## WHAT YOU ARE ASKED TO DO
Give again only the lines beginning with the one that contains "drawn with matplotlib." and ending with the one that contains "ax.spines[s].set_linewidth(1.2)"; include both of those lines.

## PROVIDED INFORMATION
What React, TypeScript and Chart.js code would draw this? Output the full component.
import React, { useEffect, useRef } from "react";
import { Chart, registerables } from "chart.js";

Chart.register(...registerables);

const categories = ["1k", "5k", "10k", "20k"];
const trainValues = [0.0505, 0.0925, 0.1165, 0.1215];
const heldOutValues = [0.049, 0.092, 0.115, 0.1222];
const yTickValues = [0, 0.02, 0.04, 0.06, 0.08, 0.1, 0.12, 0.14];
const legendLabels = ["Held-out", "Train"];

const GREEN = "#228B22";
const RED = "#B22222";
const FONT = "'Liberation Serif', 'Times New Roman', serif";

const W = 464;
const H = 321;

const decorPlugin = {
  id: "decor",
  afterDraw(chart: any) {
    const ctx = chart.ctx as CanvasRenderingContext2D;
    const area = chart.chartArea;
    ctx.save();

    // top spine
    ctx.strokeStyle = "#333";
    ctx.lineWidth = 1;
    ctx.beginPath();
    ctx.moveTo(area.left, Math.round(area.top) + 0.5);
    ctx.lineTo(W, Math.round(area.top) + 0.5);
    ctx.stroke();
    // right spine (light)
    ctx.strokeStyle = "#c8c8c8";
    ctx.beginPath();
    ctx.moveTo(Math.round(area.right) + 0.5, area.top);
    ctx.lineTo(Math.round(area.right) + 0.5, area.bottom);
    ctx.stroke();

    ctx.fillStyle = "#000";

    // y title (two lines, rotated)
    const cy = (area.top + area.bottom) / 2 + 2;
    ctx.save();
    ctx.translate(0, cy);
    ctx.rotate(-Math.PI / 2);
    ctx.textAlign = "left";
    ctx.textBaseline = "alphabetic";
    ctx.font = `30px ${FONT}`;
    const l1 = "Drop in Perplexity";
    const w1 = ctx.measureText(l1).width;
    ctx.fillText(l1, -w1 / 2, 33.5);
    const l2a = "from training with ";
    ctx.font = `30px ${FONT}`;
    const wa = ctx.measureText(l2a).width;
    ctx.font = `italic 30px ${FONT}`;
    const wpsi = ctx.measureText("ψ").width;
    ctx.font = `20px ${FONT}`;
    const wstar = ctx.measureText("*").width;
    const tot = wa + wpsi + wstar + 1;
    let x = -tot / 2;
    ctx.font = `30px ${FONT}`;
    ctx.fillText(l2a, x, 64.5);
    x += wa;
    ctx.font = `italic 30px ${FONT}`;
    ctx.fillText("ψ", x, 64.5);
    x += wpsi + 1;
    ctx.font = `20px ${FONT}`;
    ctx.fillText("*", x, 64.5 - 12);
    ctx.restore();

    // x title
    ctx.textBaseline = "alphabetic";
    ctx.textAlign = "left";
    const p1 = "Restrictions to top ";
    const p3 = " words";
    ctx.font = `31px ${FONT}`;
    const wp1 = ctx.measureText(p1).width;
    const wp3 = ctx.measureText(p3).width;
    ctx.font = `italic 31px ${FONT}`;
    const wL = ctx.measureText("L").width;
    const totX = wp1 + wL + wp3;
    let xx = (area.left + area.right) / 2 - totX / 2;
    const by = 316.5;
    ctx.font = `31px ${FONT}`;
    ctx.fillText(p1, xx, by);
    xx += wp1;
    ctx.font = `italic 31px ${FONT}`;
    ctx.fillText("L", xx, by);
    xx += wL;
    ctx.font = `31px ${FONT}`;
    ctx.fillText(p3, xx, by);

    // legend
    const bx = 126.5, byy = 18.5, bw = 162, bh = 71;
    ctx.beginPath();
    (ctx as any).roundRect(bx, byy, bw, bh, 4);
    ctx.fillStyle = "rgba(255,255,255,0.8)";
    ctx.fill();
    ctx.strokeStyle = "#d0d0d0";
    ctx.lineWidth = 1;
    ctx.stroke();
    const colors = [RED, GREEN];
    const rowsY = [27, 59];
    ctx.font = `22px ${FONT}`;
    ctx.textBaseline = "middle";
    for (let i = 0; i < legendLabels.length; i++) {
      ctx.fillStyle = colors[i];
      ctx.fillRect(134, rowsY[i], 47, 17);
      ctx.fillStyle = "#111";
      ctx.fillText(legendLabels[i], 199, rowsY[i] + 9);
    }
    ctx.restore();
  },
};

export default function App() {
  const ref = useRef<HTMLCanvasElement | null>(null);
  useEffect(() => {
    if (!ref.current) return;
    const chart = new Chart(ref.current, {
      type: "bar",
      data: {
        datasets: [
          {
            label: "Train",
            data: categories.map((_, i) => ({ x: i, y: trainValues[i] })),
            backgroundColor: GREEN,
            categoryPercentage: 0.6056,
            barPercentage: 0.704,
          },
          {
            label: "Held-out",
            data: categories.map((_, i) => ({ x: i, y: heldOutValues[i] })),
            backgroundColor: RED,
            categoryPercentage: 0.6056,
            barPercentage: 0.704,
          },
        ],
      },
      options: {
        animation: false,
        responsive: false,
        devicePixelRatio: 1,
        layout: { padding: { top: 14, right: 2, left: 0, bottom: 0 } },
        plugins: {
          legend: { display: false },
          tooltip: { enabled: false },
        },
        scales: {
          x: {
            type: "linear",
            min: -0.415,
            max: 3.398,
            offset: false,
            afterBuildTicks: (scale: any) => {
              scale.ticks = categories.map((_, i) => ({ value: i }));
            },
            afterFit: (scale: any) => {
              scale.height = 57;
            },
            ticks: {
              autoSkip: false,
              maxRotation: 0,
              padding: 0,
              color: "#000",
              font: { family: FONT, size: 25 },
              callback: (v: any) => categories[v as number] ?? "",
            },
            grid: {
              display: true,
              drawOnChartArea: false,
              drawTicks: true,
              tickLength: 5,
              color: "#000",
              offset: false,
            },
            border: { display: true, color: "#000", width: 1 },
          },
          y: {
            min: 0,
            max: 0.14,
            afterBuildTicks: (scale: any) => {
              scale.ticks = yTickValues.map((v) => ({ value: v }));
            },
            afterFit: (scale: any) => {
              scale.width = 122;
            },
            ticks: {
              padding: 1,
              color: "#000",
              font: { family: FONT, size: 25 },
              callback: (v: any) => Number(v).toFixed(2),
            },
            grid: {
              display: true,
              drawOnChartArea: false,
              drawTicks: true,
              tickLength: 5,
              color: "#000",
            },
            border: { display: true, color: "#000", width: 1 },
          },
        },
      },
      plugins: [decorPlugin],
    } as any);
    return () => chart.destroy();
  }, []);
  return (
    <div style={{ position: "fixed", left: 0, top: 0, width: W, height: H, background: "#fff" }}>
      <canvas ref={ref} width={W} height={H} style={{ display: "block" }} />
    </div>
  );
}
==
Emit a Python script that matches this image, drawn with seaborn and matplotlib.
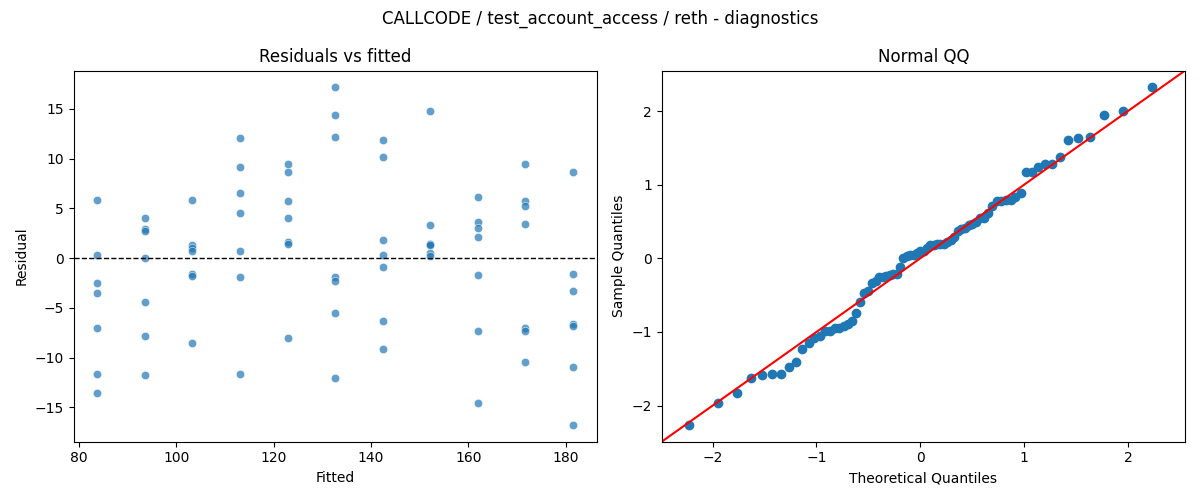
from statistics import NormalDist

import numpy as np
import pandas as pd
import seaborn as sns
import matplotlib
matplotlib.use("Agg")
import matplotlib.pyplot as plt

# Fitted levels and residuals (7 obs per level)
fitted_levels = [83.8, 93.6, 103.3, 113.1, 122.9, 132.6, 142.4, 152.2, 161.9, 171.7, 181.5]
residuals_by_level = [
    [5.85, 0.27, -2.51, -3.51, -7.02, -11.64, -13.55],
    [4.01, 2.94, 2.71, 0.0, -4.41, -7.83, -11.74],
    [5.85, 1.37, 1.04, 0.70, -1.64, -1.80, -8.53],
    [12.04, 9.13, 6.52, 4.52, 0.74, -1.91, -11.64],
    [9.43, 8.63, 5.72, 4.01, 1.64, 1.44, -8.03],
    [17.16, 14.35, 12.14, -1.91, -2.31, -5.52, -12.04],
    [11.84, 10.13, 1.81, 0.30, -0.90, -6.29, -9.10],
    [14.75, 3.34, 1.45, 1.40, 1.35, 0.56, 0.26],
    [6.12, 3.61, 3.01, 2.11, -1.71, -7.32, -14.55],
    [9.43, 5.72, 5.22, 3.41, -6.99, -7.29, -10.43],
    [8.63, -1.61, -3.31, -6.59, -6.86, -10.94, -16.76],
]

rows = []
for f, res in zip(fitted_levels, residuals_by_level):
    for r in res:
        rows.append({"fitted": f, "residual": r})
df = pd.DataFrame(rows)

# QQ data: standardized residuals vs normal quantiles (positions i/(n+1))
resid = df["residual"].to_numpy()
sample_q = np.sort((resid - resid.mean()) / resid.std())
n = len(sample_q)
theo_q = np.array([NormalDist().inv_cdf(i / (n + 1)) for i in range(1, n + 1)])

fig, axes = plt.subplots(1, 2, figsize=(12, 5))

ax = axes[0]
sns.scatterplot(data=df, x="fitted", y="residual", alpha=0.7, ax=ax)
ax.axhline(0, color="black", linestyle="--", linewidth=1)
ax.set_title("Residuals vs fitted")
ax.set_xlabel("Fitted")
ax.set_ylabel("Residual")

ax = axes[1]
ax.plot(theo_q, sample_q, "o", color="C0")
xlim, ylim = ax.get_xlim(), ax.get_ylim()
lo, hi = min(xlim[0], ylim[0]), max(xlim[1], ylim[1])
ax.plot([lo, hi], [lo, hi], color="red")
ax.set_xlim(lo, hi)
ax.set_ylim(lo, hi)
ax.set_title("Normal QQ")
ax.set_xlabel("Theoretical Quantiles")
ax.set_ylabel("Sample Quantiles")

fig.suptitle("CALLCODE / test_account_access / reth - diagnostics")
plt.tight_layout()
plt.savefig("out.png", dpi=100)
* * *
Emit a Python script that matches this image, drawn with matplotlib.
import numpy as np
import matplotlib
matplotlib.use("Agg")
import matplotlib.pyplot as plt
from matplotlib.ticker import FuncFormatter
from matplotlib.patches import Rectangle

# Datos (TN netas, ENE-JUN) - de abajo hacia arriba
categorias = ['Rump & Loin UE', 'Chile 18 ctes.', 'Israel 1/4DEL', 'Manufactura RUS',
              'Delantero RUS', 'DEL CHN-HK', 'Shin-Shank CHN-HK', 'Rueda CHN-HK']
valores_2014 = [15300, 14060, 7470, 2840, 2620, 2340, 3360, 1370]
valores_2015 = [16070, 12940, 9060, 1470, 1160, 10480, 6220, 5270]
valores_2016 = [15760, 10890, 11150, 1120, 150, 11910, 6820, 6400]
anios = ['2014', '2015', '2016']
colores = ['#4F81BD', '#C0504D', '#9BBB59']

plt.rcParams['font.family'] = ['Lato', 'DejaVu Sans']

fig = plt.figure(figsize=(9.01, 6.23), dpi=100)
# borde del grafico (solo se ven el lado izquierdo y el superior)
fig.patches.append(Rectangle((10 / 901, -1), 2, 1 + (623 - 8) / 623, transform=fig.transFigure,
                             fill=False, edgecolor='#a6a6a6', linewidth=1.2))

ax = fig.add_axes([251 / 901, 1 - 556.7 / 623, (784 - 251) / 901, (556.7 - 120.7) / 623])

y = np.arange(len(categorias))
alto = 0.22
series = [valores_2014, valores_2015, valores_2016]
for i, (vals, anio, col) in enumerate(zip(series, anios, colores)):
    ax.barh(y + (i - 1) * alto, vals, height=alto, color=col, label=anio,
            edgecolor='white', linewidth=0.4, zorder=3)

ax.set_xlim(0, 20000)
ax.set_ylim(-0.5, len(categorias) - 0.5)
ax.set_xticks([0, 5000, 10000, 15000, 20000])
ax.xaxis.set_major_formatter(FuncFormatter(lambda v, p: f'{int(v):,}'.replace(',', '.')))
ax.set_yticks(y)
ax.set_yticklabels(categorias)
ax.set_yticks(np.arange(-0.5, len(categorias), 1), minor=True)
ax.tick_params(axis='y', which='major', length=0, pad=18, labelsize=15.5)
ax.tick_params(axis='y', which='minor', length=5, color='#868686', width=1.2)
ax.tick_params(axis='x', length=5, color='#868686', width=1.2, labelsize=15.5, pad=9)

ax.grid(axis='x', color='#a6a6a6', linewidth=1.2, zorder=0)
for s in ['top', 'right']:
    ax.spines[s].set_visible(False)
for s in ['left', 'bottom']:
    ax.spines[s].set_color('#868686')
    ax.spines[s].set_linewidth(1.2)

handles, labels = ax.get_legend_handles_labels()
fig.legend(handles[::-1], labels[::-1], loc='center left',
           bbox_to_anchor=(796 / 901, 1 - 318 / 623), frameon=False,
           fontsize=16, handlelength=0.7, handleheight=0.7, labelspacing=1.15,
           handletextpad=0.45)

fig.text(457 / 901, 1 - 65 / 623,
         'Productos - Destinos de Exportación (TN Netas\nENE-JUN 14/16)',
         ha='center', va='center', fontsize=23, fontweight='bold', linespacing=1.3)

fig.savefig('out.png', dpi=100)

## EXPECTED ANSWER
Emit a Python script that matches this image, drawn with matplotlib.
import numpy as np
import matplotlib
matplotlib.use("Agg")
import matplotlib.pyplot as plt
from matplotlib.ticker import FuncFormatter
from matplotlib.patches import Rectangle

# Datos (TN netas, ENE-JUN) - de abajo hacia arriba
categorias = ['Rump & Loin UE', 'Chile 18 ctes.', 'Israel 1/4DEL', 'Manufactura RUS',
              'Delantero RUS', 'DEL CHN-HK', 'Shin-Shank CHN-HK', 'Rueda CHN-HK']
valores_2014 = [15300, 14060, 7470, 2840, 2620, 2340, 3360, 1370]
valores_2015 = [16070, 12940, 9060, 1470, 1160, 10480, 6220, 5270]
valores_2016 = [15760, 10890, 11150, 1120, 150, 11910, 6820, 6400]
anios = ['2014', '2015', '2016']
colores = ['#4F81BD', '#C0504D', '#9BBB59']

plt.rcParams['font.family'] = ['Lato', 'DejaVu Sans']

fig = plt.figure(figsize=(9.01, 6.23), dpi=100)
# borde del grafico (solo se ven el lado izquierdo y el superior)
fig.patches.append(Rectangle((10 / 901, -1), 2, 1 + (623 - 8) / 623, transform=fig.transFigure,
                             fill=False, edgecolor='#a6a6a6', linewidth=1.2))

ax = fig.add_axes([251 / 901, 1 - 556.7 / 623, (784 - 251) / 901, (556.7 - 120.7) / 623])

y = np.arange(len(categorias))
alto = 0.22
series = [valores_2014, valores_2015, valores_2016]
for i, (vals, anio, col) in enumerate(zip(series, anios, colores)):
    ax.barh(y + (i - 1) * alto, vals, height=alto, color=col, label=anio,
            edgecolor='white', linewidth=0.4, zorder=3)

ax.set_xlim(0, 20000)
ax.set_ylim(-0.5, len(categorias) - 0.5)
ax.set_xticks([0, 5000, 10000, 15000, 20000])
ax.xaxis.set_major_formatter(FuncFormatter(lambda v, p: f'{int(v):,}'.replace(',', '.')))
ax.set_yticks(y)
ax.set_yticklabels(categorias)
ax.set_yticks(np.arange(-0.5, len(categorias), 1), minor=True)
ax.tick_params(axis='y', which='major', length=0, pad=18, labelsize=15.5)
ax.tick_params(axis='y', which='minor', length=5, color='#868686', width=1.2)
ax.tick_params(axis='x', length=5, color='#868686', width=1.2, labelsize=15.5, pad=9)

ax.grid(axis='x', color='#a6a6a6', linewidth=1.2, zorder=0)
for s in ['top', 'right']:
    ax.spines[s].set_visible(False)
for s in ['left', 'bottom']:
    ax.spines[s].set_color('#868686')
    ax.spines[s].set_linewidth(1.2)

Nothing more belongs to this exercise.